The next ten years of your life

Not as a plan, necessarily — as a set of possibilities. Will your family grow? Will children leave home? Will elderly parents need to move in? Will your work situation change in a way that affects how you use the house during the day? Do you see this as your home for the rest of your life, or a fifteen-year house you might sell?

A home designed only for your life as it is today is a home that will fight you as your life changes. The decisions that accommodate future flexibility are almost always cheap to make during design and expensive to add later. Thinking about the next ten years doesn't require certainty — it just requires having thought about the question before we sit down together.

What the best first conversations look like

The best discovery conversations I have are with clients who came prepared but not over-prepared. They've thought about their land and can describe it. They have a good idea of the actual budget. They've walked through their current home recently and noticed the things that bother them. Spouses are on the same page about what they generally want from the home. They have questions they don't know the answers to.

That combination — genuine preparation and genuine uncertainty — is exactly what a good discovery conversation is designed to work through. I don't need you to have the answers before we talk. I need you to have thought about the questions. The answers are what we work out together.
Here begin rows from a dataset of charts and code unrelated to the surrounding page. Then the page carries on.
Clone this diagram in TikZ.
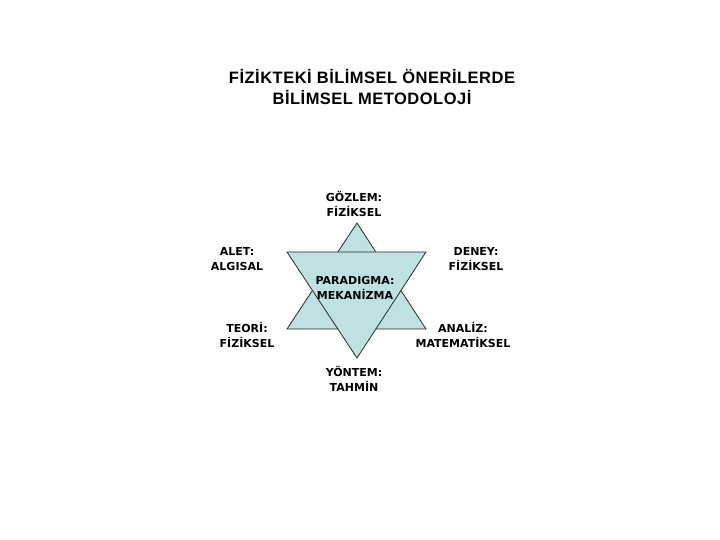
\documentclass[tikz,border=0pt]{standalone}
\usepackage{fontspec}
\usepackage{tikz}
\usetikzlibrary{positioning,calc}
\setmainfont{DejaVu Sans}
\newfontfamily\titlefont[LetterSpace=3]{Liberation Sans}
\definecolor{StarBlue}{RGB}{190,225,228}
\definecolor{EdgeGray}{RGB}{40,40,40}
\tikzset{
  starlabel/.style={align=center,inner sep=0pt,font=\fontsize{11bp}{14.5bp}\selectfont\bfseries},
  startri/.style={fill=StarBlue,draw=EdgeGray,line width=0.8pt,line join=miter}
}

\begin{document}
\begin{tikzpicture}[x=1bp,y=-1bp]
				\useasboundingbox (0,0) rectangle (720,540);
				
				% upward and downward triangles
				\foreach \i/\pos in {1/{357,223},2/{287,329},3/{426,329}}
				\coordinate (u\i) at (\pos);
				\foreach \i/\pos in {1/{287,252},2/{426,252},3/{357,358}}
				\coordinate (d\i) at (\pos);
				
				\draw[startri] (u1)--(u2)--(u3)--cycle;
				\draw[startri] (d1)--(d2)--(d3)--cycle;
				
				\node[align=center,inner sep=0pt,font=\titlefont\fontsize{16.5bp}{20.5bp}\selectfont\bfseries] (title) at (372,87)
				{FİZİKTEKİ BİLİMSEL ÖNERİLERDE\\BİLİMSEL METODOLOJİ};
				
				\node[starlabel] (gozlem) at (354,204) {GÖZLEM:\\FİZİKSEL};
				\node[starlabel] (alet) at (237,259) {ALET:\\ALGISAL};
				\node[starlabel] (deney) at (476,259) {DENEY:\\FİZİKSEL};
				\node[starlabel] (paradigma) at (355,288) {PARADIGMA:\\MEKANİZMA};
				\node[starlabel] (teori) at (247,335) {TEORİ:\\FİZİKSEL};
				\node[starlabel] (analiz) at (463,335) {ANALİZ:\\MATEMATİKSEL};
				\node[starlabel] (yontem) at (354,379) {YÖNTEM:\\TAHMİN};
			\end{tikzpicture}
\end{document}
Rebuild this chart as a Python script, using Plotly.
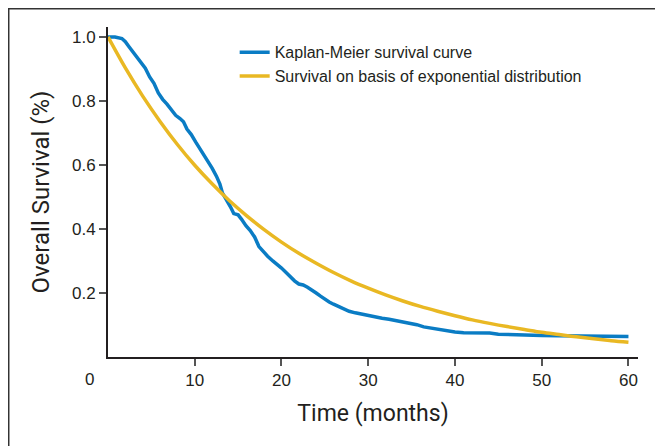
import plotly.graph_objects as go

# Kaplan-Meier survival curve
km_months = [0, 0.8, 1.6, 2.0, 2.4, 2.8, 3.3, 3.8, 4.3, 4.8, 5.3, 5.8, 6.3, 6.8, 7.3, 7.8,
             8.3, 8.7, 9.1, 9.6, 10.1, 10.6, 11.0, 11.5, 12.0, 12.5, 12.9, 13.2, 13.6, 14.1,
             14.5, 15.0, 15.4, 15.9, 16.4, 16.9, 17.4, 17.9, 18.4, 19.0, 19.5, 20.0, 20.5,
             21.0, 21.5, 22.0, 22.5, 23.0, 23.5, 24.0, 24.5, 25.0, 25.5, 26.0, 26.6, 27.2,
             27.8, 28.5, 29.2, 30.0, 30.8, 31.6, 32.4, 33.2, 34.0, 34.8, 35.6, 36.4, 37.2,
             38.0, 39.0, 40.0, 41.0, 42.5, 44.0, 45.0, 46.5, 48.0, 50.0, 52.0, 54.0, 56.0,
             58.0, 60.0]
km_survival = [1.000, 1.000, 0.995, 0.985, 0.970, 0.955, 0.938, 0.920, 0.902, 0.875, 0.855,
               0.825, 0.805, 0.790, 0.773, 0.755, 0.745, 0.735, 0.712, 0.695, 0.672, 0.650,
               0.633, 0.615, 0.590, 0.565, 0.540, 0.512, 0.495, 0.470, 0.448, 0.444, 0.430,
               0.410, 0.395, 0.375, 0.345, 0.328, 0.315, 0.300, 0.290, 0.278, 0.265, 0.250,
               0.238, 0.228, 0.225, 0.218, 0.210, 0.200, 0.190, 0.180, 0.172, 0.165, 0.158,
               0.150, 0.143, 0.138, 0.134, 0.130, 0.124, 0.121, 0.118, 0.114, 0.111, 0.107,
               0.101, 0.094, 0.090, 0.087, 0.083, 0.078, 0.076, 0.076, 0.075, 0.071, 0.069,
               0.068, 0.067, 0.066, 0.065, 0.064, 0.064, 0.064]

# Survival on basis of exponential distribution
exp_months = [0, 2, 4, 6, 8, 10, 12, 14, 16, 18, 20, 22, 24, 26, 28, 30, 32, 34, 36, 38,
              40, 42, 44, 46, 48, 50, 52, 54, 56, 58, 60]
exp_survival = [1.000, 0.903, 0.815, 0.736, 0.664, 0.599, 0.541, 0.488, 0.441, 0.398, 0.359,
                0.324, 0.293, 0.264, 0.238, 0.215, 0.194, 0.175, 0.158, 0.143, 0.129, 0.116,
                0.105, 0.095, 0.086, 0.077, 0.070, 0.063, 0.057, 0.051, 0.046]

x_ticks = [10, 20, 30, 40, 50, 60]
y_ticks = [0.2, 0.4, 0.6, 0.8, 1.0]

BLUE = "#0A7CC4"
YELLOW = "#E9B823"
FONT = "Liberation Sans, Arial, sans-serif"
TITLE_FONT = "Roboto, Liberation Sans, sans-serif"

fig = go.Figure()
fig.add_trace(go.Scatter(x=km_months, y=km_survival, mode="lines", line_shape="linear",
                         line=dict(color=BLUE, width=3.5),
                         name="Kaplan-Meier survival curve"))
fig.add_trace(go.Scatter(x=exp_months, y=exp_survival, mode="lines", line_shape="spline",
                         line=dict(color=YELLOW, width=3.5),
                         name="Survival on basis of exponential distribution"))

fig.update_layout(
    width=663, height=446,
    margin=dict(l=100, r=33, t=19, b=97),
    paper_bgcolor="white", plot_bgcolor="white",
    font=dict(family=FONT, color="#231F20"),
    showlegend=True,
    legend=dict(x=0.239, y=0.975, xanchor="left", yanchor="top",
                font=dict(size=16, color="#231F20", family=FONT),
                bgcolor="rgba(0,0,0,0)", itemwidth=30, tracegroupgap=0),
    xaxis=dict(range=[0, 61.1], tickvals=x_ticks, ticks="outside", ticklen=7, tickwidth=1.5,
               tickcolor="#555555", showline=True, linecolor="#231F20", linewidth=2,
               showgrid=False, zeroline=False, tickfont=dict(size=17), automargin=False,
               title=dict(text="Time (months)", font=dict(size=23, family=TITLE_FONT),
                          standoff=15)),
    yaxis=dict(range=[0, 1.031], tickvals=y_ticks, tickformat=".1f", ticks="outside",
               ticklen=7, tickwidth=1.5, tickcolor="#555555", showline=True,
               linecolor="#231F20", linewidth=2, showgrid=False, zeroline=False,
               tickfont=dict(size=17), automargin=False,
               title=dict(text="Overall Survival (%)", font=dict(size=24, family=TITLE_FONT),
                          standoff=16)),
    shapes=[dict(type="path", xref="paper", yref="paper",
                 path="M -0.1873,-0.3 L -0.1873,1.0553 L 1.1,1.0553",
                 line=dict(color="#333333", width=1.5))],
    annotations=[dict(text="0", xref="x", yref="paper", x=0, y=0, xanchor="center",
                      yanchor="top", xshift=-19, yshift=-11, showarrow=False,
                      font=dict(size=17, color="#231F20", family=FONT))],
)

fig.write_html("out.html")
The clients who get the least out of that first conversation are the ones who have already decided, in significant detail, what the house should be — and are looking for a designer to execute a vision rather than develop one. That's a different engagement than what I offer, and it tends to produce a different result. My best work isn't translating your mental picture into a drawing. It is asking the questions that surface the mental picture you haven't articulated yet — the one that, when it becomes a house, will feel more like yours than anything you could have described going in.